Real-time prescription monitoring needs to get real
Queensland's new 10-year digital health strategy, a sneak peek at the new Monash Children's Hospital, the establishment of a diagnostic imaging program and a strong opinion piece by HIMAA CEO Richard Lawrance on the shaky state of the health information management professions were all popular stories this week, but one that caught our attention concerned a topic we have been following closely for some years now: real-time monitoring of prescription drugs.
While the Pharmacy Guild's MedsASSIST system was set up as part of a multi-pronged strategy to resist the rescheduling of pharmacy-only (S3) medicines containing codeine to prescription-only (S4), the development of the system showed what could be done if there was a will and a way. As everyone in the healthcare industry knows, the Guild is a force to be reckoned with and the power of its lobbying strength puts almost any other industry association to shame, and while it ultimately lost the battle to keep sales of codeine-containing analgesics over the counter, the speed with which it designed, built and rolled out MedsASSIST showed what it can do when it sets its mind to it.

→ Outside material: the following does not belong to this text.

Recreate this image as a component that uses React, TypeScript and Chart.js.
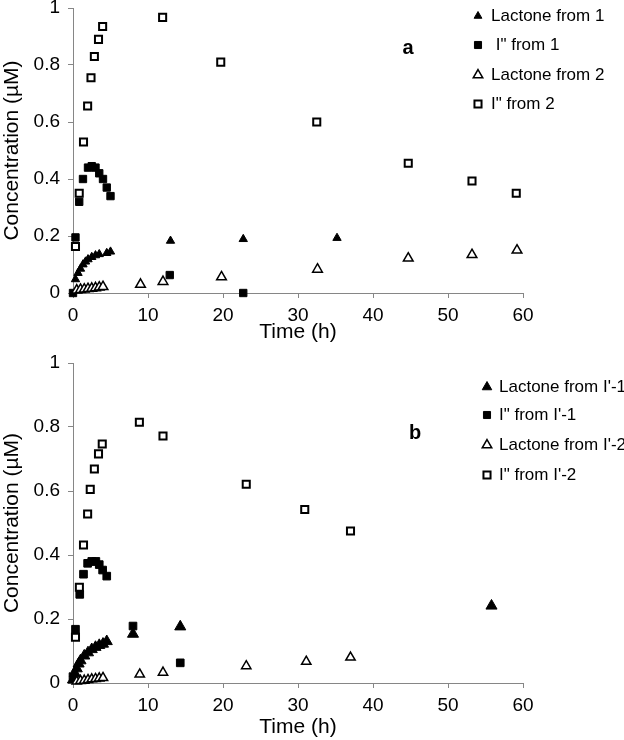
import React, { useEffect, useRef } from 'react';
import { Chart, registerables } from 'chart.js';
Chart.register(...registerables);

// ---------- Panel a data ----------
const aLactone1T = [0.33, 0.67, 1, 1.33, 1.67, 2, 2.5, 3, 3.5, 4.5, 5, 13, 22.7, 35.2];
const aLactone1C = [0.048, 0.07, 0.085, 0.1, 0.11, 0.118, 0.126, 0.132, 0.136, 0.14, 0.145, 0.183, 0.189, 0.193];
const aI1T = [0, 0.33, 0.83, 1.33, 2, 2.5, 3, 3.5, 4, 4.5, 5, 12.9, 22.7];
const aI1C = [0, 0.195, 0.32, 0.4, 0.44, 0.445, 0.44, 0.42, 0.4, 0.37, 0.34, 0.063, 0];
const aLactone2T = [0.5, 1, 1.5, 2, 2.5, 3, 3.5, 4, 9, 12, 19.8, 32.6, 44.7, 53.2, 59.2];
const aLactone2C = [0.01, 0.012, 0.013, 0.015, 0.016, 0.018, 0.02, 0.022, 0.03, 0.04, 0.056, 0.083, 0.122, 0.134, 0.15];
const aI2T = [0.33, 0.83, 1.4, 1.95, 2.4, 2.85, 3.4, 3.95, 11.95, 19.7, 32.5, 44.7, 53.2, 59.1];
const aI2C = [0.163, 0.35, 0.53, 0.656, 0.755, 0.83, 0.89, 0.935, 0.967, 0.81, 0.6, 0.455, 0.393, 0.35];
const aLabels = ['Lactone from 1', ' I" from 1', 'Lactone from 2', 'I" from 2'];

// ---------- Panel b data ----------
const bLactone1T = [0, 0.25, 0.5, 0.75, 1, 1.5, 2, 2.5, 3, 3.5, 4, 4.5, 8, 14.3, 55.8];
const bLactone1C = [0.01, 0.03, 0.045, 0.06, 0.07, 0.085, 0.095, 0.105, 0.112, 0.118, 0.122, 0.13, 0.153, 0.176, 0.241];
const bI1T = [0, 0.33, 0.9, 1.4, 1.95, 2.5, 3.05, 3.5, 3.95, 4.5, 8, 14.3];
const bI1C = [0.02, 0.168, 0.277, 0.34, 0.374, 0.38, 0.38, 0.37, 0.353, 0.334, 0.178, 0.063];
const bLactone2T = [0.5, 1, 1.5, 2, 2.5, 3, 3.5, 4, 8.9, 12, 23.1, 31.1, 37];
const bLactone2C = [0.005, 0.007, 0.008, 0.01, 0.012, 0.013, 0.015, 0.016, 0.027, 0.033, 0.053, 0.067, 0.08];
const bI2T = [0.33, 0.85, 1.4, 1.95, 2.3, 2.85, 3.4, 3.9, 8.85, 12, 23.1, 30.9, 37];
const bI2C = [0.143, 0.299, 0.431, 0.528, 0.605, 0.669, 0.716, 0.747, 0.815, 0.772, 0.621, 0.542, 0.475];
const bLabels = ["Lactone from I'-1", "I\" from I'-1", "Lactone from I'-2", "I\" from I'-2"];

const xTitle = 'Time (h)';
const yTitle = 'Concentration (\u00b5M)';

const FONT = '"Liberation Sans", Arial, sans-serif';
const AXIS = '#868686';
const W = 624;

type Marker = { kind: 'triangle' | 'rect'; filled: boolean; r: number; bw: number };

function pts(t: number[], c: number[]) {
  return t.map((x, i) => ({ x, y: c[i] }));
}

function drawMarker(ctx: CanvasRenderingContext2D, m: Marker, x: number, y: number) {
  ctx.save();
  ctx.beginPath();
  if (m.kind === 'triangle') {
    for (let k = 0; k < 3; k++) {
      const a = (k * 2 * Math.PI) / 3;
      const px = x + Math.sin(a) * m.r;
      const py = y - Math.cos(a) * m.r;
      if (k === 0) ctx.moveTo(px, py);
      else ctx.lineTo(px, py);
    }
    ctx.closePath();
  } else {
    const s = m.r * Math.SQRT1_2;
    ctx.rect(x - s, y - s, 2 * s, 2 * s);
  }
  ctx.fillStyle = m.filled ? '#000' : '#fff';
  ctx.fill();
  ctx.lineWidth = m.bw;
  ctx.strokeStyle = '#000';
  ctx.stroke();
  ctx.restore();
}

type PanelCfg = {
  height: number;
  plotTop: number;
  plotBottom: number;
  series: { t: number[]; c: number[]; m: Marker; order: number }[];
  labels: string[];
  legendMarkers: Marker[];
  legendX: number;
  legendTextX: number;
  legendY: number[];
  letter: string;
  letterX: number;
  letterY: number;
};

function Panel({ cfg, top }: { cfg: PanelCfg; top: number }) {
  const ref = useRef<HTMLCanvasElement>(null);
  useEffect(() => {
    const canvas = ref.current!;
    const overlay = {
      id: 'overlay',
      afterDraw(chart: any) {
        const ctx = chart.ctx as CanvasRenderingContext2D;
        ctx.save();
        cfg.labels.forEach((lab, i) => {
          drawMarker(ctx, cfg.legendMarkers[i], cfg.legendX, cfg.legendY[i]);
          ctx.fillStyle = '#000';
          ctx.font = `17px ${FONT}`;
          ctx.textAlign = 'left';
          ctx.textBaseline = 'middle';
          ctx.fillText(lab, cfg.legendTextX, cfg.legendY[i]);
        });
        ctx.font = `bold 20px ${FONT}`;
        ctx.textAlign = 'center';
        ctx.textBaseline = 'middle';
        ctx.fillText(cfg.letter, cfg.letterX, cfg.letterY);
        ctx.restore();
      },
    };
    const chart = new Chart(canvas, {
      type: 'scatter',
      data: {
        datasets: cfg.series.map((s, i) => ({
          label: cfg.labels[i],
          data: pts(s.t, s.c),
          pointStyle: s.m.kind,
          pointRadius: s.m.r,
          pointBorderWidth: s.m.bw,
          pointBackgroundColor: s.m.filled ? '#000' : '#fff',
          pointBorderColor: '#000',
          clip: false as any,
          order: s.order,
        })),
      },
      options: {
        responsive: false,
        animation: false,
        devicePixelRatio: 1,
        layout: { padding: { left: 0, right: W - 523, top: cfg.plotTop, bottom: 0 } },
        plugins: { legend: { display: false }, tooltip: { enabled: false } },
        scales: {
          x: {
            type: 'linear',
            min: 0,
            max: 60,
            ticks: { stepSize: 10, color: '#000', font: { family: FONT, size: 19 }, padding: 6, maxRotation: 0 },
            grid: { drawOnChartArea: false, drawTicks: true, tickLength: 5, color: AXIS },
            border: { display: true, color: AXIS, width: 1 },
            title: { display: true, text: xTitle, color: '#000', font: { family: FONT, size: 21 }, padding: 0 },
            afterFit: (s: any) => {
              s.height = cfg.height - cfg.plotBottom;
              s.paddingLeft = 0;
              s.paddingRight = 0;
            },
          },
          y: {
            type: 'linear',
            min: 0,
            max: 1,
            ticks: {
              stepSize: 0.2,
              color: '#000',
              font: { family: FONT, size: 19 },
              padding: 8,
              callback: (v: any) => String(Number(Number(v).toFixed(1))),
            },
            grid: { drawOnChartArea: false, drawTicks: true, tickLength: 5, color: AXIS },
            border: { display: true, color: AXIS, width: 1 },
            title: { display: true, text: yTitle, color: '#000', font: { family: FONT, size: 21 }, padding: 0 },
            afterFit: (s: any) => {
              s.width = 73;
              s.paddingTop = 0;
              s.paddingBottom = 0;
            },
          },
        },
      },
      plugins: [overlay],
    } as any);
    return () => chart.destroy();
  }, [cfg]);
  return (
    <canvas
      ref={ref}
      width={W}
      height={cfg.height}
      style={{ position: 'absolute', left: 0, top, width: W, height: cfg.height }}
    />
  );
}

const panelA: PanelCfg = {
  height: 345,
  plotTop: 8,
  plotBottom: 293,
  series: [
    { t: aLactone1T, c: aLactone1C, m: { kind: 'triangle', filled: true, r: 4.8, bw: 1 }, order: 3 },
    { t: aI1T, c: aI1C, m: { kind: 'rect', filled: true, r: 5.2, bw: 1 }, order: 2 },
    { t: aLactone2T, c: aLactone2C, m: { kind: 'triangle', filled: false, r: 5.6, bw: 1.5 }, order: 1 },
    { t: aI2T, c: aI2C, m: { kind: 'rect', filled: false, r: 5, bw: 2 }, order: 0 },
  ],
  labels: aLabels,
  legendMarkers: [
    { kind: 'triangle', filled: true, r: 4.5, bw: 1 },
    { kind: 'rect', filled: true, r: 5, bw: 1 },
    { kind: 'triangle', filled: false, r: 5.5, bw: 1.5 },
    { kind: 'rect', filled: false, r: 5, bw: 2 },
  ],
  legendX: 478,
  legendTextX: 491,
  legendY: [16, 45, 75, 104],
  letter: 'a',
  letterX: 408,
  letterY: 48,
};

const panelB: PanelCfg = {
  height: 395,
  plotTop: 18,
  plotBottom: 338,
  series: [
    { t: bLactone1T, c: bLactone1C, m: { kind: 'triangle', filled: true, r: 6.4, bw: 1 }, order: 3 },
    { t: bI1T, c: bI1C, m: { kind: 'rect', filled: true, r: 5.4, bw: 1 }, order: 2 },
    { t: bLactone2T, c: bLactone2C, m: { kind: 'triangle', filled: false, r: 5.4, bw: 1.5 }, order: 1 },
    { t: bI2T, c: bI2C, m: { kind: 'rect', filled: false, r: 5, bw: 2 }, order: 0 },
  ],
  labels: bLabels,
  legendMarkers: [
    { kind: 'triangle', filled: true, r: 5.5, bw: 1 },
    { kind: 'rect', filled: true, r: 5, bw: 1 },
    { kind: 'triangle', filled: false, r: 5.5, bw: 1.5 },
    { kind: 'rect', filled: false, r: 5, bw: 2 },
  ],
  legendX: 487,
  legendTextX: 499,
  legendY: [42, 70, 100, 130],
  letter: 'b',
  letterX: 415,
  letterY: 88,
};

export default function App() {
  return (
    <div style={{ position: 'absolute', left: 0, top: 0, width: W, height: 740, background: '#fff' }}>
      <Panel cfg={panelA} top={0} />
      <Panel cfg={panelB} top={345} />
    </div>
  );
}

The Guild announced it was pulling the plug on MedsASSIST on Wednesday but put it back in again on Thursday, after an apparent intervention by Health Minister Greg Hunt. It seems the system will continue to be used, at least until next February, when codeine disappears from pharmacy shelves and into the dispensary.
Since its launch at the Guild's APP conference in March 2016, to date 70 per cent of pharmacists were using the system, and while the Guild argued that its voluntary nature and the lack of a mandate from authorities to use it were strikes against the system, 70 per cent penetration in one year is quite an achievement. It also brings to mind the long, slow, drawn-out saga of the Electronic Recording and Reporting of Controlled Drugs (ERRCD) system that we have been reporting on for years.
ERRCD is meant to monitor in real time both prescriptions for and sales of schedule 8 drugs of addiction such as opioids, although many believe it should take in S4s such as benzodiazepines and low-dose opioids like codeine as well. Whereas the US is currently seeing an absolute epidemic of overdose deaths mainly from opioids such as oxycodone and fentanyl – according to the US CDC, more than 15,000 Americans died from overdoses involving prescription opioids in 2015 alone – in Australia, many overdose deaths are from combinations of S8 opioids mixed with codeine and benzos.
Real-time prescription monitoring at both the prescribing and dispensing end would help solve a lot of these issues, but for one reason or another (cough, cough **money**) the states haven't got around to implementing it yet, barring Tasmania. It seems strange that Victoria sees it as necessary to spend $30 million over three years to tackle its prescription drug problem while WA is spending $1 million, but that's our glorious federation for you.
As we await the implementation of ERRCD, other systems such as Dr Shop or Medicare's prescription shopping hotline can help from the prescriber's end. For dispensers, the development of new medications reconciliation platforms like Fred IT's MedView might be part of the answer. Meanwhile, the coroners keep calling for RTPM, people keep dying from accidental overdoses and not even the might of the Guild can get the states to move a bit faster.
Our poll last week asked: Will you opt out of the My Health Record? While fewer than two per cent of people in the trial regions opted out, it's a different matter for the eHealth community, it seems. While the majority (66.5 per cent) said no, one in three (33.5 per cent) said yes, they would opt out.